Task details: Leave the pictures out and quote every line from the start of the listing to the line with "const Y_TICKS = [40, 50, 60, 70, 80];", inclusive.
━━━━━━━━━━━━━━━━
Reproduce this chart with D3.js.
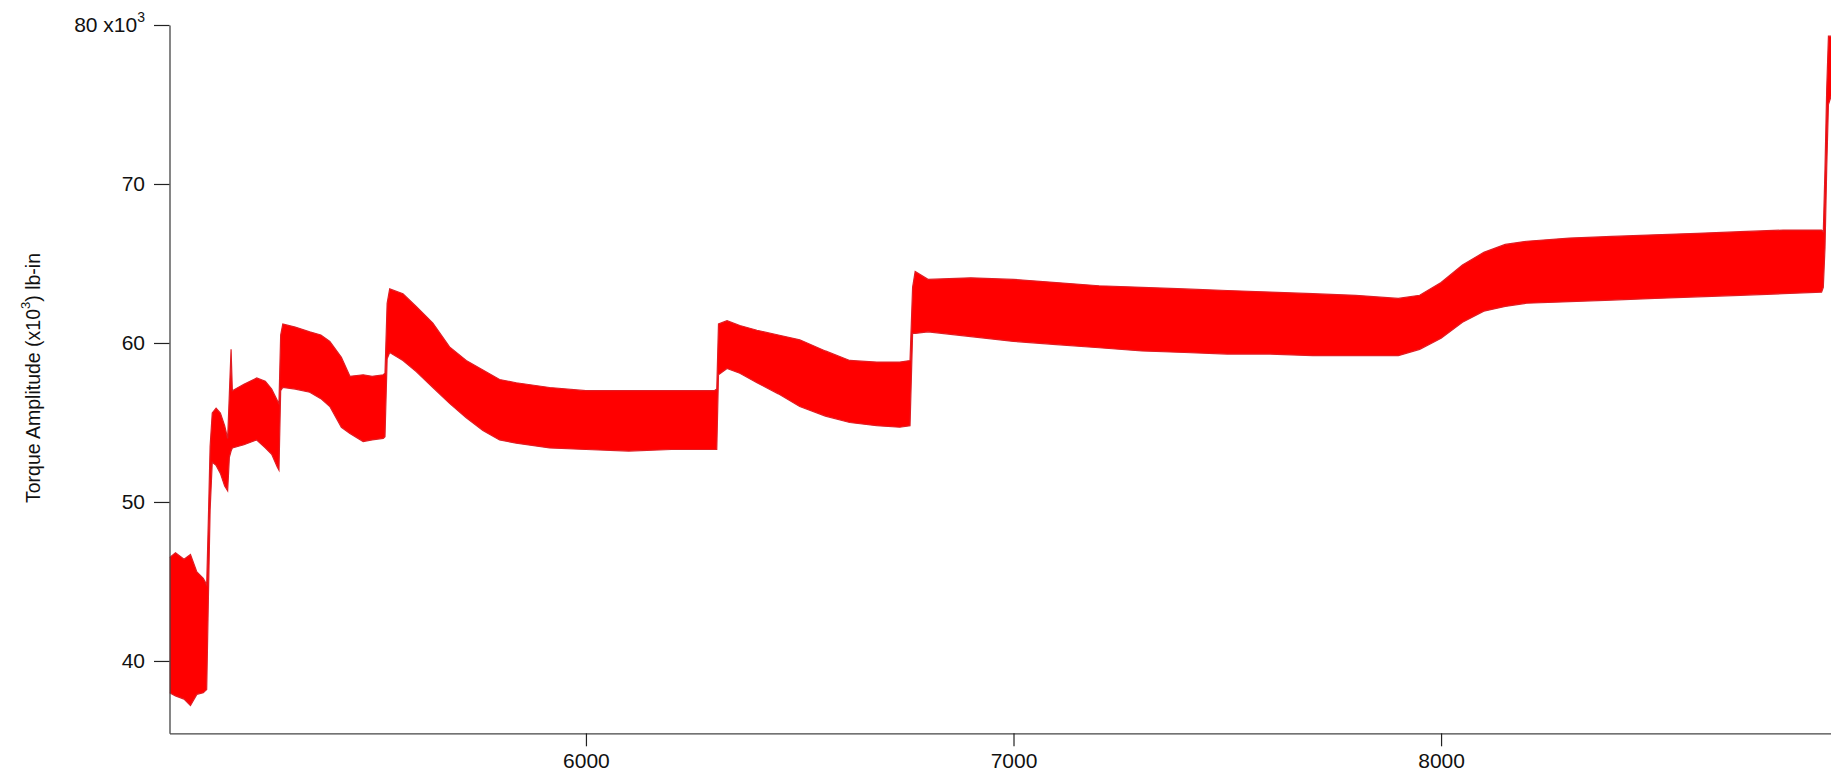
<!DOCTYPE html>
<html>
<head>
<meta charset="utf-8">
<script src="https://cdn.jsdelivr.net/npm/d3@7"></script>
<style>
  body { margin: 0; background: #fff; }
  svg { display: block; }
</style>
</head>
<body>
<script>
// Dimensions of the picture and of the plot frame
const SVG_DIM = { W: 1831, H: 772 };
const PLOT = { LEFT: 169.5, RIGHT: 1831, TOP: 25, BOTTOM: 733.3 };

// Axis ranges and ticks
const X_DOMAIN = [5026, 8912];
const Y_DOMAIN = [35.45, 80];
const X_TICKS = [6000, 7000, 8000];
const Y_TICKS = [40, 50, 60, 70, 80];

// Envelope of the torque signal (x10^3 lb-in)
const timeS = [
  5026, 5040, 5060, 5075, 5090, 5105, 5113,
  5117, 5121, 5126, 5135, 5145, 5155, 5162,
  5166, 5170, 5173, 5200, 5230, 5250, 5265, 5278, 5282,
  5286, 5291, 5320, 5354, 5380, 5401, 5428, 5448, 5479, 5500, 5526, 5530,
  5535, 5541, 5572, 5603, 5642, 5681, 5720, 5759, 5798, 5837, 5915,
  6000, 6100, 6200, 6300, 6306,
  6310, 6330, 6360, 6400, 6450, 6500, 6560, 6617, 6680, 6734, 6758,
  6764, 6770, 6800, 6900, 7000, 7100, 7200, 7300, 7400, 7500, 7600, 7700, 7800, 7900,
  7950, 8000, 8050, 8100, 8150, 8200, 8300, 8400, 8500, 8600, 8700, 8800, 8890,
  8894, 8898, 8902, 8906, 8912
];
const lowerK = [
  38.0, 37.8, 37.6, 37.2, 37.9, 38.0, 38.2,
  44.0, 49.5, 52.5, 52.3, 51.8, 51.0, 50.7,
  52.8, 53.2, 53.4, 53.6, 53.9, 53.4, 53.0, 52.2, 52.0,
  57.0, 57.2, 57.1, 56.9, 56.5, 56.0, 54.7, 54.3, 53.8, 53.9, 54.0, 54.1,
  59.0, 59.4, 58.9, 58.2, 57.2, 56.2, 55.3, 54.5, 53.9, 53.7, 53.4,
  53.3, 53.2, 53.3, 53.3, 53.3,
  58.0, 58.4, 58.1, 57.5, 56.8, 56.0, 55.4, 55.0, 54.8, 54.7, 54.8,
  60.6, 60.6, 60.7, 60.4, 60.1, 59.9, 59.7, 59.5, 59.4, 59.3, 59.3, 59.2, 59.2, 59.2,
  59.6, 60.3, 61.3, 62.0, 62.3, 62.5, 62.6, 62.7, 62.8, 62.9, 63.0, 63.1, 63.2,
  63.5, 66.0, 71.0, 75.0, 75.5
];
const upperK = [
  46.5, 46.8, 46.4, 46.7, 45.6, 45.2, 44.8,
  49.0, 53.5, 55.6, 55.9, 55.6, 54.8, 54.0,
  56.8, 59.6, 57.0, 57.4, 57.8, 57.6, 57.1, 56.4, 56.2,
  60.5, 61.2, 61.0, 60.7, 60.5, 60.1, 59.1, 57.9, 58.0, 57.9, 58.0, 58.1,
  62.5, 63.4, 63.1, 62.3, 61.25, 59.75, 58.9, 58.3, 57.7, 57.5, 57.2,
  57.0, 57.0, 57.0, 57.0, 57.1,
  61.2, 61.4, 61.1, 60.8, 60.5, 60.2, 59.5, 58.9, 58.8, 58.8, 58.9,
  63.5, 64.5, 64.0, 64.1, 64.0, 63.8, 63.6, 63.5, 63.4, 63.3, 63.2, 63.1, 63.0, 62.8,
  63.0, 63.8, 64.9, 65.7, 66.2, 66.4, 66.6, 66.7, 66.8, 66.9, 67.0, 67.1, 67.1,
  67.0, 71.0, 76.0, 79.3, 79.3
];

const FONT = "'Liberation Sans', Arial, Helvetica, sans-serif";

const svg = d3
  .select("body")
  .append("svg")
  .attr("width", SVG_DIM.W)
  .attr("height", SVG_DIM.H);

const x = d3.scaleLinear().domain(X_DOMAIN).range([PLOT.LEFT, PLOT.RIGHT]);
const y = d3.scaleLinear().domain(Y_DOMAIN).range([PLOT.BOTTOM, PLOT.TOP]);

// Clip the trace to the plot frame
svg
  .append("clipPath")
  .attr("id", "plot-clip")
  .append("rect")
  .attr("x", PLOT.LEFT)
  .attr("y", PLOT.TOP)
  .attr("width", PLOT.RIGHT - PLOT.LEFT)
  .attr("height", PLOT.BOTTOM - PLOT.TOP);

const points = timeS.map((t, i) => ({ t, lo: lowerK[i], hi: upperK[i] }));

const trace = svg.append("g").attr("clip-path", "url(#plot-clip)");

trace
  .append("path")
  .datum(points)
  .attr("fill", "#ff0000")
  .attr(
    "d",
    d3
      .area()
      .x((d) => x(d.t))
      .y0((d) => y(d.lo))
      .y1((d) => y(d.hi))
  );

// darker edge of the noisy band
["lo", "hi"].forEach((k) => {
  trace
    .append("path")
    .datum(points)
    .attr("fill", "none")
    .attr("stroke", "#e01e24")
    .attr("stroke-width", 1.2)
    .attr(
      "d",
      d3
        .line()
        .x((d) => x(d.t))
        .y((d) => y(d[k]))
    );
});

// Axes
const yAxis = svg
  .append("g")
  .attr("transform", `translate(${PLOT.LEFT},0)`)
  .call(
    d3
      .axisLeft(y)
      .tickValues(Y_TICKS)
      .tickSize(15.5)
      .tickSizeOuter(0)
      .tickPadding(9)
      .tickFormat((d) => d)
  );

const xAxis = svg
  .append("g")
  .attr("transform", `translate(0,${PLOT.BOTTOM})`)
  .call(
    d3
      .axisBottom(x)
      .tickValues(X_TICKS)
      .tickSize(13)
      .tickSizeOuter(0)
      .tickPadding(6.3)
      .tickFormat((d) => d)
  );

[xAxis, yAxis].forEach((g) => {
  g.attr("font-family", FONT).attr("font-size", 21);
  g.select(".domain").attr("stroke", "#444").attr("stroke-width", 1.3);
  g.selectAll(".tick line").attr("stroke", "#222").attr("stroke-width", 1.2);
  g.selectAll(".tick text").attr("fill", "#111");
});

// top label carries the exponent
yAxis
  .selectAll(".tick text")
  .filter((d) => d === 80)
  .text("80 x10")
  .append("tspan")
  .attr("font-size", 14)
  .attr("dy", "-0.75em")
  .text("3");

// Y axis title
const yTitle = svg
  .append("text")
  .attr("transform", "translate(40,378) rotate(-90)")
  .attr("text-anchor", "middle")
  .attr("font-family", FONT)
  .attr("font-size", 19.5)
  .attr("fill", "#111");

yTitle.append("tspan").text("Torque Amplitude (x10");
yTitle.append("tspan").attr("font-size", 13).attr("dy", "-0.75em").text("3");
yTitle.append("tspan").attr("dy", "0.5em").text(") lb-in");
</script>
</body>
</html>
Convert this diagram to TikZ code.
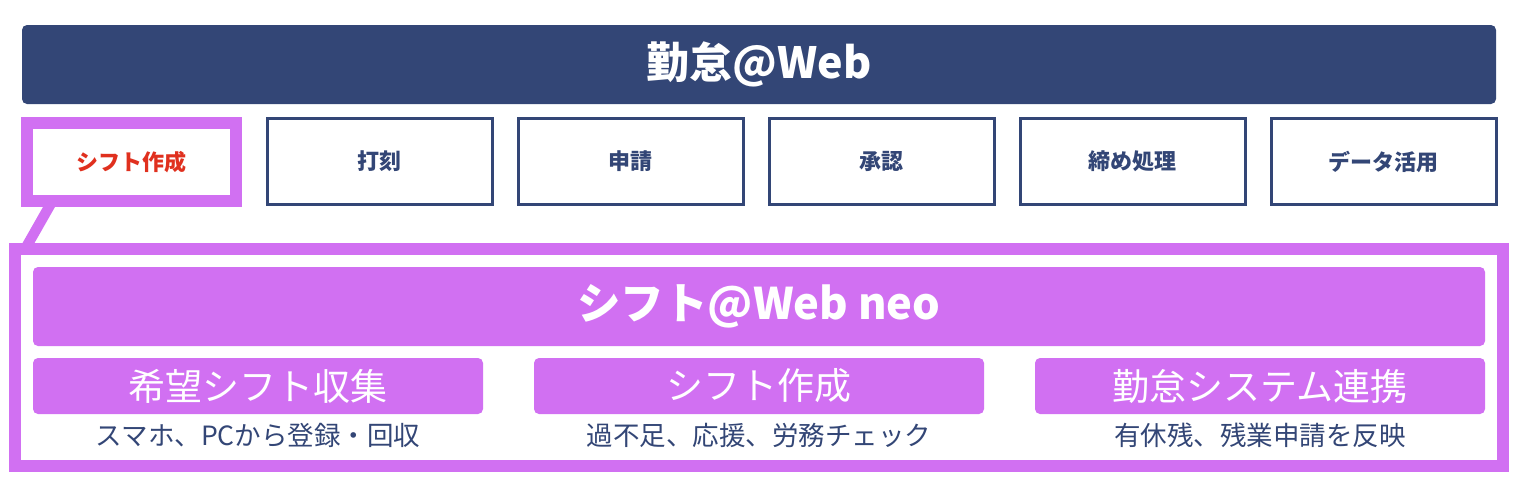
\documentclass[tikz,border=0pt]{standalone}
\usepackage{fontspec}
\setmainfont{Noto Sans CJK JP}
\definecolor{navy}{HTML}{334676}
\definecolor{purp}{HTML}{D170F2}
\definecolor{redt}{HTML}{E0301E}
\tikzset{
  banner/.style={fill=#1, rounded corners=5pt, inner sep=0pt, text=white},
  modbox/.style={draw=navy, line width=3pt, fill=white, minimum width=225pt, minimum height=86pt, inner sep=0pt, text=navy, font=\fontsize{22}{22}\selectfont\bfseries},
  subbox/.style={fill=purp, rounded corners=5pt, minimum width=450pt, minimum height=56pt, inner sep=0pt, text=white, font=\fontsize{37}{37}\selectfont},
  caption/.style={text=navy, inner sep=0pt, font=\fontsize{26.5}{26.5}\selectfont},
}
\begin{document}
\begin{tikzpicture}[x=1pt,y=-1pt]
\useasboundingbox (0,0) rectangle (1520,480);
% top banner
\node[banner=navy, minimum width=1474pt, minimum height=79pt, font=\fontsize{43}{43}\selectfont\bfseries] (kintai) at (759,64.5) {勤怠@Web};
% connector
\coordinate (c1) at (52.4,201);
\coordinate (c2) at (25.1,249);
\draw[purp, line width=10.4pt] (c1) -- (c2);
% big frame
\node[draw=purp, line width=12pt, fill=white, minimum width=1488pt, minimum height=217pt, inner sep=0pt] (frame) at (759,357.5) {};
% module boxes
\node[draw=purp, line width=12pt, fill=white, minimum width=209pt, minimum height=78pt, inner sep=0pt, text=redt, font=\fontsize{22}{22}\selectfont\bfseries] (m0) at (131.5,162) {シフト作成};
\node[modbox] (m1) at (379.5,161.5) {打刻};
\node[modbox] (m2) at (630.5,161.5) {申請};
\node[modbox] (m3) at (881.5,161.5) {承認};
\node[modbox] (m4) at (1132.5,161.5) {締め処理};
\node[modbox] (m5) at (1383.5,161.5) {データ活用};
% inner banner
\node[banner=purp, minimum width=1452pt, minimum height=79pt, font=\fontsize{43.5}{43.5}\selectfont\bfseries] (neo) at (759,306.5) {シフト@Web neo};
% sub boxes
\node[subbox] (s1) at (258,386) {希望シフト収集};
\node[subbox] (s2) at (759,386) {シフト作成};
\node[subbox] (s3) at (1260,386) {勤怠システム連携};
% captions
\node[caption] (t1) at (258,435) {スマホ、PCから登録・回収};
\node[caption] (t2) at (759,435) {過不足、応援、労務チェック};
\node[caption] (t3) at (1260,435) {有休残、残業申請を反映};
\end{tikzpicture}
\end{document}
━━━━━━━━━━━━━━━━
Solution to the exercise:
Reproduce this chart with D3.js.
<!DOCTYPE html>
<html>
<head>
<meta charset="utf-8">
<script src="https://cdn.jsdelivr.net/npm/d3@7"></script>
<style>
  body { margin: 0; background: #fff; }
  svg { display: block; }
</style>
</head>
<body>
<script>
// Dimensions of the picture and of the plot frame
const SVG_DIM = { W: 1831, H: 772 };
const PLOT = { LEFT: 169.5, RIGHT: 1831, TOP: 25, BOTTOM: 733.3 };

// Axis ranges and ticks
const X_DOMAIN = [5026, 8912];
const Y_DOMAIN = [35.45, 80];
const X_TICKS = [6000, 7000, 8000];
const Y_TICKS = [40, 50, 60, 70, 80];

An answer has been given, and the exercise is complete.